Modi’s national security adviser, in spite of being a highly rated intelligence professional, too has a tendency of dragging cultural dimension into strategic security fold, as he firmly believes that the core of national security and India’s millennia-old cultural identity are intricately intertwined. That Modi would land in a mess, trying to co-opt such abstract idea for policymaking was a foregone conclusion.
Besides, the Indian premier needs a proper briefing about the underlying reality of Indo-Pakistan ties to understand that a solution to the intractable dispute does not lie in initiating a low-cost sustainable offensive with high deniability deep inside Pakistan, at least not in the present time when there is volatility in neighboring regions that spreads right up to the western limits of the Arab world.
Instead of relishing a situation whereby Pakistan may implode from within in the near future, India must extend a hand of cooperation to arrive at a joint defense mechanism against terrorism, with both nations registering high civilian fatalities from terror acts.

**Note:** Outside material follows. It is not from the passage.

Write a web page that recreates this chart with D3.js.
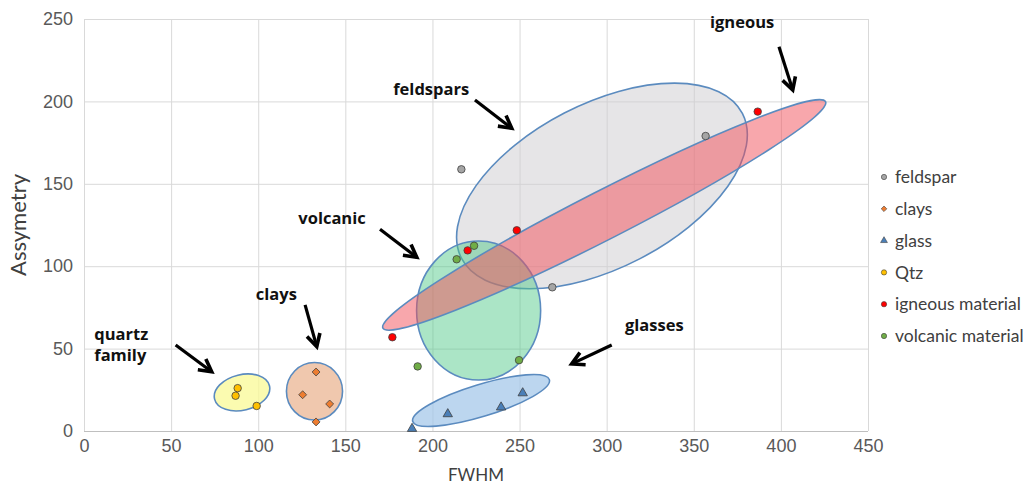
<!DOCTYPE html>
<html>
<head>
<meta charset="utf-8">
<script src="https://cdn.jsdelivr.net/npm/d3@7"></script>
<style>
	body { margin: 0; background: #fff; }
	svg { display: block; font-family: Lato, 'Open Sans', sans-serif; }
	.tick text { fill: #595959; font-size: 18px; }
	.note { font-family: 'Open Sans', sans-serif; font-weight: bold; font-size: 16.5px; fill: #111; }
</style>
</head>
<body>
<svg id="chart" width="1031" height="487"></svg>
<script>
// ___________________________________
// ________ Working with data ________
const series = ['feldspar', 'clays', 'glass', 'Qtz', 'igneous material', 'volcanic material'];
const feldspar = [[216.6, 158.8], [356.8, 179], [268.8, 87.2]];
const clays = [[133.2, 35.8], [125.5, 22], [141, 16.4], [133.2, 5.5]];
const glass = [[188.3, 1.4], [208.8, 10.3], [239.4, 14.4], [251.8, 23]];
const qtz = [[88.2, 26], [87, 21.4], [99.1, 15.2]];
const igneous = [[177, 56.9], [220.2, 109.6], [248.4, 121.8], [386.7, 193.8]];
const volcanic = [[213.9, 104.2], [223.9, 112.4], [191.5, 39.2], [249.7, 43]];
const xTicks = [0, 50, 100, 150, 200, 250, 300, 350, 400, 450];
const yTicks = [0, 50, 100, 150, 200, 250];

// groups drawn by hand over the plot: centre in data units, half axes in x units, tilt in degrees
const groups = [
	{name: 'feldspars', cx: 297.3, cy: 148.7, a: 90.7, b: 47.1, tilt: -27.3},
	{name: 'volcanic', cx: 226.5, cy: 73.1, a: 35.6, b: 39.9, tilt: 0},
	{name: 'igneous', cx: 298.6, cy: 131.1, a: 142.7, b: 13.8, tilt: -27.1},
	{name: 'glasses', cx: 227.9, cy: 18.5, a: 41.0, b: 9.2, tilt: -17},
	{name: 'quartz', cx: 90.7, cy: 23.4, a: 16.2, b: 10.2, tilt: -13.6},
	{name: 'clays', cx: 132.3, cy: 24.1, a: 16.1, b: 16.5, tilt: 0}
];
// labels and arrows, in data units
const notes = [
	{text: ['igneous'], x: 359.3, y: 244.5, from: [398.9, 233.2], to: [406.8, 206.9]},
	{text: ['feldspars'], x: 177.5, y: 203.9, from: [224.4, 200.8], to: [245.5, 183.7]},
	{text: ['volcanic'], x: 123, y: 125.6, from: [169.9, 122.4], to: [191, 105.4]},
	{text: ['clays'], x: 98.6, y: 79.5, from: [126.9, 76.5], to: [133.6, 51.2]},
	{text: ['quartz', 'family'], x: 5.9, y: 55.2, from: [52.6, 52.2], to: [73.3, 36]},
	{text: ['glasses'], x: 310.5, y: 60.7, from: [302.9, 52.2], to: [279.9, 40.7]}
];

// __________________________________
// ________ Working with svg ________
const svg = d3.select('#chart');
const margin = {left: 84, right: 163, top: 19, bottom: 56};
const width = 1031 - margin.left - margin.right;
const height = 487 - margin.top - margin.bottom;

const x = d3.scaleLinear().domain([0, 450]).range([margin.left, margin.left + width]);
const y = d3.scaleLinear().domain([0, 250]).range([margin.top + height, margin.top]);
const unit = x(1) - x(0);

const diamond = d3.symbolDiamond2 || d3.symbolDiamond;
const styles = {
	'feldspar': {fill: '#a5a5a5', shape: d3.symbolCircle, size: 44},
	'clays': {fill: '#ed7d31', shape: diamond, size: 40},
	'glass': {fill: '#4a7fb8', shape: d3.symbolTriangle, size: 38},
	'Qtz': {fill: '#ffc000', shape: d3.symbolCircle, size: 44},
	'igneous material': {fill: '#ff0000', shape: d3.symbolCircle, size: 44},
	'volcanic material': {fill: '#70ad47', shape: d3.symbolCircle, size: 44}
};
const groupFill = {
	feldspars: 'rgba(205,203,208,0.5)',
	volcanic: 'rgba(80,200,135,0.48)',
	igneous: 'rgba(242,80,90,0.5)',
	glasses: 'rgba(160,196,232,0.7)',
	quartz: 'rgba(250,250,150,0.75)',
	clays: 'rgba(232,170,130,0.65)'
};

// grid
svg.append('g')
	.attr('transform', `translate(0,${margin.top + height})`)
	.call(d3.axisBottom(x).tickValues(xTicks).tickSize(-height).tickPadding(8))
	.call(g => g.select('.domain').remove())
	.call(g => g.selectAll('.tick line').attr('stroke', '#d9d9d9'));
svg.append('g')
	.attr('transform', `translate(${margin.left},0)`)
	.call(d3.axisLeft(y).tickValues(yTicks).tickSize(-width).tickPadding(11))
	.call(g => g.select('.domain').remove())
	.call(g => g.selectAll('.tick line').attr('stroke', d => d === 0 ? '#bfbfbf' : '#d9d9d9'));

svg.append('text')
	.attr('transform', `translate(26,${y(125)}) rotate(-90)`)
	.attr('text-anchor', 'middle')
	.style('font-size', '22px').style('fill', '#404040')
	.text('Assymetry');
svg.append('text')
	.attr('x', x(225)).attr('y', 481)
	.attr('text-anchor', 'middle')
	.style('font-size', '17px').style('fill', '#404040')
	.text('FWHM');

// points
const all = [feldspar, clays, glass, qtz, igneous, volcanic];
const points = svg.append('g');
all.forEach((arr, i) => {
	const s = styles[series[i]];
	points.selectAll()
		.data(arr)
		.enter()
		.append('path')
		.attr('d', d3.symbol().type(s.shape).size(s.size))
		.attr('transform', d => `translate(${x(d[0])},${y(d[1])})`)
		.attr('fill', s.fill)
		.attr('stroke', '#404040')
		.attr('stroke-width', 0.8)
})

// hand drawn ellipses
svg.append('g').selectAll()
	.data(groups)
	.enter()
	.append('ellipse')
	.attr('transform', d => `translate(${x(d.cx)},${y(d.cy)}) rotate(${d.tilt})`)
	.attr('rx', d => d.a * unit)
	.attr('ry', d => d.b * unit)
	.attr('fill', d => groupFill[d.name])
	.attr('stroke', '#5b8bbf')
	.attr('stroke-width', 1.6);
points.raise();

// notes
const note = svg.append('g').selectAll()
	.data(notes)
	.enter()
	.append('g');
note.append('text')
	.attr('class', 'note')
	.attr('x', d => x(d.x))
	.attr('y', d => y(d.y))
	.selectAll()
	.data(d => d.text)
	.enter()
	.append('tspan')
	.attr('x', function() { return d3.select(this.parentNode).attr('x') })
	.attr('dy', (d, i) => i > 0 ? '1.25em' : null)
	.text(d => d);
note.append('line')
	.attr('x1', d => x(d.from[0])).attr('y1', d => y(d.from[1]))
	.attr('x2', d => x(d.to[0])).attr('y2', d => y(d.to[1]))
	.attr('stroke', '#000').attr('stroke-width', 3.2);
note.append('path')
	.attr('d', d => {
		const [x1, y1, x2, y2] = [x(d.from[0]), y(d.from[1]), x(d.to[0]), y(d.to[1])];
		const ang = Math.atan2(y2 - y1, x2 - x1);
		const len = 14, spread = 0.5;
		const p1 = [x2 - len * Math.cos(ang - spread), y2 - len * Math.sin(ang - spread)];
		const p2 = [x2 - len * Math.cos(ang + spread), y2 - len * Math.sin(ang + spread)];
		return `M${p1}L${x2},${y2}L${p2}`
	})
	.attr('fill', 'none').attr('stroke', '#000').attr('stroke-width', 3.6)
	.attr('stroke-linejoin', 'miter');

// legend
const legend = svg.append('g').selectAll()
	.data(series)
	.enter()
	.append('g')
	.attr('transform', (d, i) => `translate(884,${177 + i * 31.8})`);
legend.append('path')
	.attr('d', d => d3.symbol().type(styles[d].shape).size(styles[d].shape === d3.symbolCircle ? 22 : 20)())
	.attr('fill', d => styles[d].fill)
	.attr('stroke', '#404040')
	.attr('stroke-width', 0.6);
legend.append('text')
	.attr('x', 11)
	.attr('dy', '0.35em')
	.style('font-size', '17.5px').style('fill', '#404040')
	.text(d => d);
</script>
</body>
</html>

Finally, the Modi government’s apparently muscular decision to put off talks may enhance BJP’s image as a hard-line nationalist force in the short run, but it has also exposed Modi’s deficiencies. Surely, preparing ground for the BJP to exploit the tense situation in Kashmir arising out of the suspension of bilateral talks is not a hallmark of an exceptional leader who intends to tidy up Kashmir’s clutter, left behind by British imperialism.
No matter what, Kashmir will continue to have a third stakeholder — the Kashmiri people, whose approval is crucial for continuation of the state’s linkages with Indian Union. Even Indira Gandhi, a signatory to the 1971 Simla Agreement never attempted to sideline the Kashmiri public opinion of all shades, which is a critical component of a judicious resolution to the Kashmir dispute.